La question des mondes parallèles m’intéresse vraiment, quand j’ai fait mon mémoire de quatrième année à l’EESI c’était justement sur ce sujet et sur ce que ça nous évoque d’imaginer d’autres possibilités de notre réalité. Ces mondes parallèles que je développais étaient donc assez réalistes, donc sans vaisseaux spatiaux. J’ai tenté de le concrétiser dans mon projet de fin de diplôme, qui est un récit numérique à choix multiples où l’on voit toujours six cases, qui offrent en se dévoilant une à une trois possibilités d’histoire. Cela donne quelque chose comme 600 possibilités d’histoires à partir de la même origine. Le projet s’appelle Endurance, j’ai tout scénarisé mais je devais l’animer, je n’en suis pas là. Par contre j’ai voulu l’écrire de manière rigoureuse, en évitant des trucs un peu sortis de nulle part. Dans des récits à choix multiples, on peut avoir des choses comme le héros qui tout à coup déclenche une bombe atomique et pas dans l’autre univers.
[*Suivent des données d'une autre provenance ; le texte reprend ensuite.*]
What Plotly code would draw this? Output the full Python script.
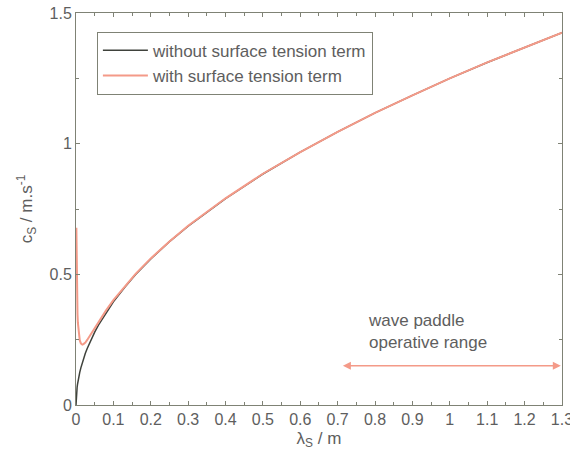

Dans mon récit, j’ai fait en sorte que si un élément ne découlant pas des actions directes de mon personnage intervient dans une des histoires, il interviendra aussi dans les autres. Si une bombe explose dans un des chemins pris par l’histoire, elle explosera dans les autres. Ce récit a été très intéressant à construire car chaque nouvelle possibilité d’histoire qui apparaissait me permettait d’approfondir toujours plus l’écriture de mon personnage, comme si j’en apprenait toujours plus sur elle.
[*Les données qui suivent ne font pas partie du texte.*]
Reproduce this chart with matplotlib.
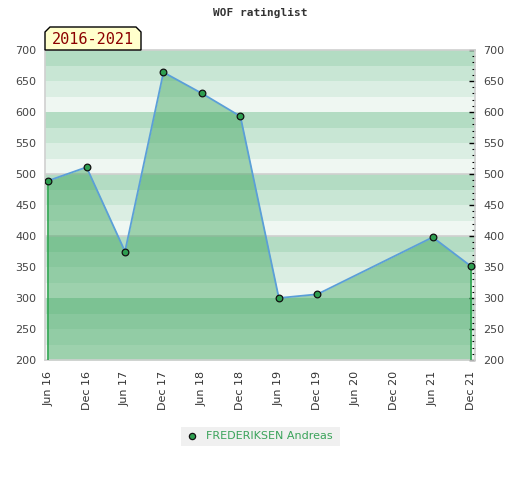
import matplotlib
matplotlib.use("Agg")
import matplotlib.pyplot as plt
from matplotlib.patches import Polygon, Rectangle
from matplotlib.lines import Line2D
import numpy as np

# ---- data ----
tick_labels = ["Jun 16", "Dec 16", "Jun 17", "Dec 17", "Jun 18", "Dec 18",
               "Jun 19", "Dec 19", "Jun 20", "Dec 20", "Jun 21", "Dec 21"]
periods = ["Jun 16", "Dec 16", "Jun 17", "Dec 17", "Jun 18", "Dec 18",
           "Jun 19", "Dec 19", "Jun 21", "Dec 21"]
ratings = [489, 511, 375, 664, 630, 593, 300, 306, 398, 351]
player = "FREDERIKSEN Andreas"
title = "WOF ratinglist"
range_label = "2016-2021"

W, H = 520, 480
fig = plt.figure(figsize=(W / 100, H / 100), dpi=100)
ax = fig.add_axes([45 / W, 1 - 360 / H, 430 / W, 310 / H])

ymin, ymax = 200, 700
band_colors = ["#eff7f2", "#dbeee3", "#c8e6d4", "#b3dcc3"]
for base in range(ymin, ymax, 100):
    for k, c in enumerate(band_colors):
        ax.axhspan(base + 25 * k, base + 25 * (k + 1), color=c, lw=0, zorder=0)
for yl in (500, 400):
    ax.axhline(yl, color="#d0d0d0", lw=1.2, zorder=1)

x = np.array([tick_labels.index(p) for p in periods], dtype=float)
y = np.array(ratings, dtype=float)

ax.fill_between(x, ymin, y, color="#3aa35a", alpha=0.45, lw=0, zorder=2)
ax.vlines([x[0], x[-1]], ymin, [y[0], y[-1]], color="#2ea44f", lw=1.2, zorder=3)
ax.plot(x, y, color="#5b9fd8", lw=1.3, zorder=4)
ax.plot(x, y, "o", ms=4.8, mfc="#2e9e50", mec="#111111", mew=0.9, zorder=5)

ax.set_xlim(-0.08, 11.1)
ax.set_ylim(ymin, ymax)

ax.set_xticks(range(len(tick_labels)))
ax.set_xticklabels(tick_labels, rotation=90, fontsize=8, color="#333333")
ax.tick_params(axis="x", length=0, pad=8)

ax.set_yticks(range(200, 701, 50))
ax.tick_params(axis="y", which="both", left=False, right=True, labelleft=True,
               labelright=True, direction="in", labelsize=8)
ax.tick_params(axis="y", which="major", length=4, color="#000000", width=1, pad=6)
ax.set_yticks(range(200, 701, 10), minor=True)
ax.tick_params(axis="y", which="minor", length=2.5, color="#000000", width=0.8)
for lbl in ax.get_yticklabels():
    lbl.set_color("#444444")

for s in ax.spines.values():
    s.set_color("#d0d0d0")
    s.set_linewidth(1.2)

# title
fig.text(260 / W, 1 - 13 / H, title, ha="center", va="center",
         fontsize=8, family="DejaVu Sans Mono", fontweight="bold", color="#333333")

# range label box with chamfered corners
pts = [(45, 50), (45, 32), (50, 27), (136, 27), (141, 32), (141, 50)]
poly = Polygon([(px / W, 1 - py / H) for px, py in pts], closed=True,
               transform=fig.transFigure, facecolor="#ffffcc",
               edgecolor="#000000", lw=1, zorder=10)
fig.patches.append(poly)
fig.text(93 / W, 1 - 40 / H, range_label, ha="center", va="center",
         fontsize=11, family="DejaVu Sans Mono", color="#8b0000", zorder=11)

# legend
rect = Rectangle((181 / W, 1 - 446 / H), 159 / W, 19 / H, transform=fig.transFigure,
                 facecolor="#f0f0f0", edgecolor="none", zorder=10)
fig.patches.append(rect)
fig.lines.append(Line2D([192 / W], [1 - 436 / H], transform=fig.transFigure,
                        marker="o", ms=4.5, mfc="#2e9e50", mec="#111111", mew=0.9,
                        ls="none", zorder=11))
fig.text(206 / W, 1 - 436 / H, player, ha="left", va="center",
         fontsize=8, color="#3aa35a", zorder=11)

fig.savefig("out.png", dpi=100)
Maël Rannou : Si cette bande dessinée n’existe pas encore, tu as pu explorer les univers parallèles encore d’une autre manière, sur scène et avec la complicité de Pierre Bayard, entre autre auteur d’ouvrages contestant les fins des grands romans policiers et prouvant que les narrateurs ont tort, ou du Plagiat par anticipation. Peux-tu revenir sur cette création particulière ?
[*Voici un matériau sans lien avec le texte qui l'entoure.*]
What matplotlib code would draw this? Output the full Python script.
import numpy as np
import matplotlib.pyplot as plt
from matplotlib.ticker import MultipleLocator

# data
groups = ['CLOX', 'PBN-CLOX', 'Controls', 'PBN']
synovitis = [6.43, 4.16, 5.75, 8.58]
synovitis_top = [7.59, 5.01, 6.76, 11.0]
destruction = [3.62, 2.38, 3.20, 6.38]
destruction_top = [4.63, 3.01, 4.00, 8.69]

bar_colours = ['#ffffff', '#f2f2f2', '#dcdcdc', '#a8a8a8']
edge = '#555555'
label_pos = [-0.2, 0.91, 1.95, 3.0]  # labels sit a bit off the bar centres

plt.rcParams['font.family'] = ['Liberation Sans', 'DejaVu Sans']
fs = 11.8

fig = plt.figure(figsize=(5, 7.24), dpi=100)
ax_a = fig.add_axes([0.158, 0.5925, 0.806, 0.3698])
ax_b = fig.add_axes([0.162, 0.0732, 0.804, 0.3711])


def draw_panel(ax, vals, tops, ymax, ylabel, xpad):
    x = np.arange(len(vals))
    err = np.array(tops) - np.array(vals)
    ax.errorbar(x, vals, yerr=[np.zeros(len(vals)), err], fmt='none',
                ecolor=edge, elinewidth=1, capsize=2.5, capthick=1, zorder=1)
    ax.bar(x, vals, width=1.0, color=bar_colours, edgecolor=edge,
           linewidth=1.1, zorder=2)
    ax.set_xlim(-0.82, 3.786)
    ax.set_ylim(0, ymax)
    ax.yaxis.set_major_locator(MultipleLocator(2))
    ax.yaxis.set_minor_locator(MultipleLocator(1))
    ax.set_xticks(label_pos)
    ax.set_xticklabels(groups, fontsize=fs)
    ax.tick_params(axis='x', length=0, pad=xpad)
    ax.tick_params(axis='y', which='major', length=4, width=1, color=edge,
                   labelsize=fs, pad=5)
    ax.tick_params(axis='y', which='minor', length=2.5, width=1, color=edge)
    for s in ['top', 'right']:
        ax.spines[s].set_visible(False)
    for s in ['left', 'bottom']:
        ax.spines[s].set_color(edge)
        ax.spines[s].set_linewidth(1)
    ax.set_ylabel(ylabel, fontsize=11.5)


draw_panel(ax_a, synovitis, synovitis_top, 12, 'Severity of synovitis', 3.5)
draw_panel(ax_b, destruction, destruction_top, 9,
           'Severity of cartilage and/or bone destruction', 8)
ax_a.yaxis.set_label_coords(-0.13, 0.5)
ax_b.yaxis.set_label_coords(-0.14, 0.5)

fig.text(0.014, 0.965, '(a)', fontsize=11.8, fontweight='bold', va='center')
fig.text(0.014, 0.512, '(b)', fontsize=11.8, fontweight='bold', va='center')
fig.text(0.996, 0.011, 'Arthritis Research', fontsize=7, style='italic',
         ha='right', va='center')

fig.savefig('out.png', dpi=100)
Léa Murawiec : À Shanghai on m’avait recommandé la lecture du livre Il existe d’autres mondes de Pierre Bayard, et je pense qu’il a inspiré l’écriture de mon mémoire. Une fois ce mémoire terminé, je le lui avais donc envoyé et nous avions un peu échangé à ce sujet.
Puis, en juillet dernier, il m’a proposé de co-réaliser une conférence sur les mondes parallèles dans le cinéma au Forum des Images, car on lui avait donné carte blanche pour un cycle de projections. Lui qui avait donné beaucoup de conférences, il cherchait à en élargir le champ en faisant appel à des collaborations avec d’autres domaines d’expression, comme la bande dessinée. On est finalement partis sur le modèle d’une conférence dessinée où je répondais à chaque idée développée par Pierre par une case de bande dessinée. Puis à un moment dans la conférence, l’espace-temps se fissure et nous entrons avec le public dans un univers parallèle où je suis maîtresse de conférences et Pierre Bayard l’auteur de bande dessinée créant une case de bande dessinée en suivant mon discours. C’était amusant de jouer avec la perception du public et c’était aussi une façon de rendre compte d’autres facettes de nos personnalités respectives moins explorées : le dessin pour Pierre et le cinéma pour moi[4].
Je m’étais inspirée d’une autre mini-tentative de porter sur scène un récit à choix multiples en incluant le public, que nous avons réalisé avec Flutiste lors de la dédicroisière proposée par Formula Bula en septembre 2022, pour fêter les dix ans de Flutiste. Nous avions mis en scène une histoire à choix multiples que le public pouvait explorer en votant collectivement pour la suite de l’histoire.

Maël Rannou : Dans le champ des contraintes, même si ça n’est pas lié à l’OuBaPo mais plutôt à Instagram, j’aimerais aborder les Inktober. Inktober, c’est une sorte de défi sur le réseau : ldes dessinateurs ont une liste de mots, un par jour d’octobre, et font des dessins quotidiens en suivant ce thème. Dans ton cas, tu cherches même à les lier, si ce n’est par une histoire, au moins par une cohérence narrative, quitte à faire un mois d’octobre un peu long puisque par exemple l’un d’entre eux a duré d’octobre 2018 à janvier 2019. Tu les publies ensuite en fanzines. Dans celui paru en 2018, on trouve directement le personnage du Grand vide, et je me suis demandé si c’étaient des dessins préparatoires ou juste un travail parallèle…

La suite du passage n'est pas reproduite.